Remember that true impact comes from intentionality, not from novelty. And, just because your employees have answered icebreaker questions hundreds of times, does not mean that lively, insightful discussions can’t arise from picking the right prompt.
Don’t Do This: Cash grab booth, team costume flash mob, celebrity look-alike meet-and-greet: fun and different but completely irrelevant to team goals.
Do This Instead: Soundtrack Swap: Share favorite songs, build a team playlist, and discuss why those tracks are meaningful. Photo Caption Contest: Bring funny photos, and teams compete to create the best captions. DIY Vision Boards: Create individual or team vision boards for professional and personal goals.
Myth #4: Team building is mostly about optics
Team building is a way to boost morale and motivate employees, and some leaders interpret that to mean that team building should be a grand metaphor for traits they’d like their team to adopt.
These organizers gravitate toward grand activities or clever metaphors—rock climbing to symbolize overcoming obstacles, or ziplining to respresent taking leaps of faith and trusting your team—without considering whether these events resonate with the team.
The result? Employees smile politely through the day but walk away feeling like the experience was more about a company photo op than genuine connection.
True team building should be less about conveying a message to your team and more about the but the quality of the conversations and interactions they have with each other.

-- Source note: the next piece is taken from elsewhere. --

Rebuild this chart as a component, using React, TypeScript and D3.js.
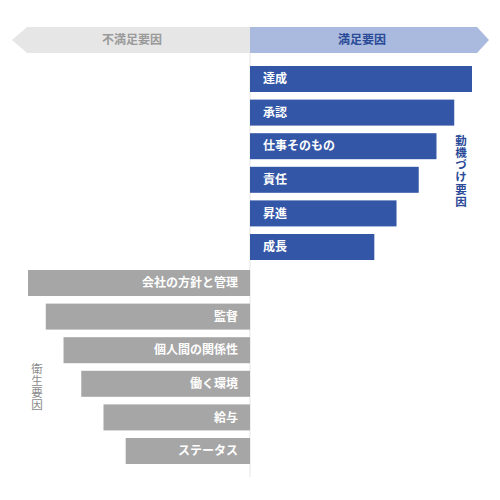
import React from 'react';
import * as d3 from 'd3';

// motivators (right, blue) and hygiene factors (left, grey)
const motivators = ['達成', '承認', '仕事そのもの', '責任', '昇進', '成長'];
const motivatorValues = [100, 92, 84, 76, 66, 56];
const hygiene = ['会社の方針と管理', '監督', '個人間の関係性', '働く環境', '給与', 'ステータス'];
const hygieneValues = [100, 92, 84, 76, 66, 56];

const W = 500;
const H = 500;
const CX = 250;
const FONT = '"Noto Sans CJK JP", "Noto Sans", sans-serif';
const BLUE = '#3356a7';
const GREY = '#a6a6a6';

export default function App() {
  const len = d3.scaleLinear().domain([0, 100]).range([0, 222]);
  const yTop = d3.scaleBand<string>().domain(motivators).range([66, 260]).paddingInner(0.226).paddingOuter(0);
  const yBot = d3.scaleBand<string>().domain(hygiene).range([270, 464]).paddingInner(0.226).paddingOuter(0);

  const hy0 = 27;
  const hy1 = 53;
  const hm = (hy0 + hy1) / 2;
  const leftArrow = d3.path();
  leftArrow.moveTo(CX, hy0);
  leftArrow.lineTo(27, hy0);
  leftArrow.lineTo(12, hm);
  leftArrow.lineTo(27, hy1);
  leftArrow.lineTo(CX, hy1);
  leftArrow.closePath();
  const rightArrow = d3.path();
  rightArrow.moveTo(CX, hy0);
  rightArrow.lineTo(477, hy0);
  rightArrow.lineTo(489, hm);
  rightArrow.lineTo(477, hy1);
  rightArrow.lineTo(CX, hy1);
  rightArrow.closePath();

  return (
    <svg width={W} height={H} style={{ position: 'absolute', left: 0, top: 0 }} fontFamily={FONT}>
      <rect width={W} height={H} fill="#fff" />
      <path d={leftArrow.toString()} fill="#e6e6e6" />
      <path d={rightArrow.toString()} fill="#aabade" />
      <text x={132} y={hm} dy="0.35em" textAnchor="middle" fontSize={12} fontWeight={700} fill="#9a9a9a">不満足要因</text>
      <text x={362} y={hm} dy="0.35em" textAnchor="middle" fontSize={12} fontWeight={700} fill="#2a4a98">満足要因</text>

      <line x1={CX} x2={CX} y1={hy1} y2={477} stroke="#e4e4e4" strokeWidth={1} />

      {motivators.map((m, i) => (
        <g key={m}>
          <rect x={CX} y={yTop(m)} width={len(motivatorValues[i])} height={yTop.bandwidth()} fill={BLUE} />
          <text x={CX + 13} y={(yTop(m) ?? 0) + yTop.bandwidth() / 2} dy="0.35em" fontSize={12} fontWeight={700} fill="#fff">{m}</text>
        </g>
      ))}
      {hygiene.map((h, i) => (
        <g key={h}>
          <rect x={CX - len(hygieneValues[i])} y={yBot(h)} width={len(hygieneValues[i])} height={yBot.bandwidth()} fill={GREY} />
          <text x={CX - 12} y={(yBot(h) ?? 0) + yBot.bandwidth() / 2} dy="0.35em" textAnchor="end" fontSize={12} fontWeight={700} fill="#fff">{h}</text>
        </g>
      ))}

      <text x={461} y={135} fontSize={11.5} fontWeight={700} fill="#2a4a98"
        style={{ writingMode: 'vertical-rl', letterSpacing: '0.6px' }}>動機づけ要因</text>
      <text x={37} y={363} fontSize={11.5} fill="#8c8c8c"
        style={{ writingMode: 'vertical-rl', letterSpacing: '0.6px' }}>衛生要因</text>
    </svg>
  );
}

Don’t Do This: Corporate tug-of-war, chopping wood for “strength”, survival skills workshop, staged group photoshoot, extravagant parties
Do This Instead: Community mural design, custom trivia night, office scavenger hunt, team lunches
Myth #5: It’s best to pick a big activity that has instant results
Leaders often expect a single, big team building event to create lasting change, hoping that one day will transform their team dynamics completely. But team building is not a quick fix, it is a long game.
The science of change shows that small, sustained, consistent efforts tend to be more effective in reaching goals than big, immediate gestures.
In terms of team building, simple activities like trivia or murder mysteries, paired with regular meetings, icebreakers, and group chats, are likelier to result in stronger team connections than a single, extreme excursion like a survival ropes course.
In part, this occurs because the dynamics in these former activities are easier to replicate in everyday work situations.
While extreme activities might have a more visible and immediate impact, those results tend to fade fast, especially when teammates leave and new ones arrive.
But, when team building activities nurture culture and connection, members carry that momentum long after the event ends. When team building helps participants know each other on a human level, teammates continue to reach out, communicate, and care about each other. Then, when new team members join the group, they benefit from the resulting sense of belonging, openness, supportiveness, and collaboration– even before they experience a team event.
Don’t Do This: One-time team retreat, spending the whole budget on one event
Do This Instead: Team “shoutout” Slack channel, team volunteer days, cross-department lunches, team yoga or meditation breaks, monthly icebreaker sessions
Conclusion
It’s easy to laugh at outrageous team-building fails like fire-eating stunts, but these flashy missteps are often rooted in the same well-meaning but misguided attempts many leaders make
True team building isn’t about grand spectacle; it’s about thoughtful, consistent efforts that foster genuine connections and collaboration. By focusing on activities that nurture team morale, communication, and support—without pushing employees too far outside their comfort zones—we can create environments where collaboration thrives and everyone feels valued.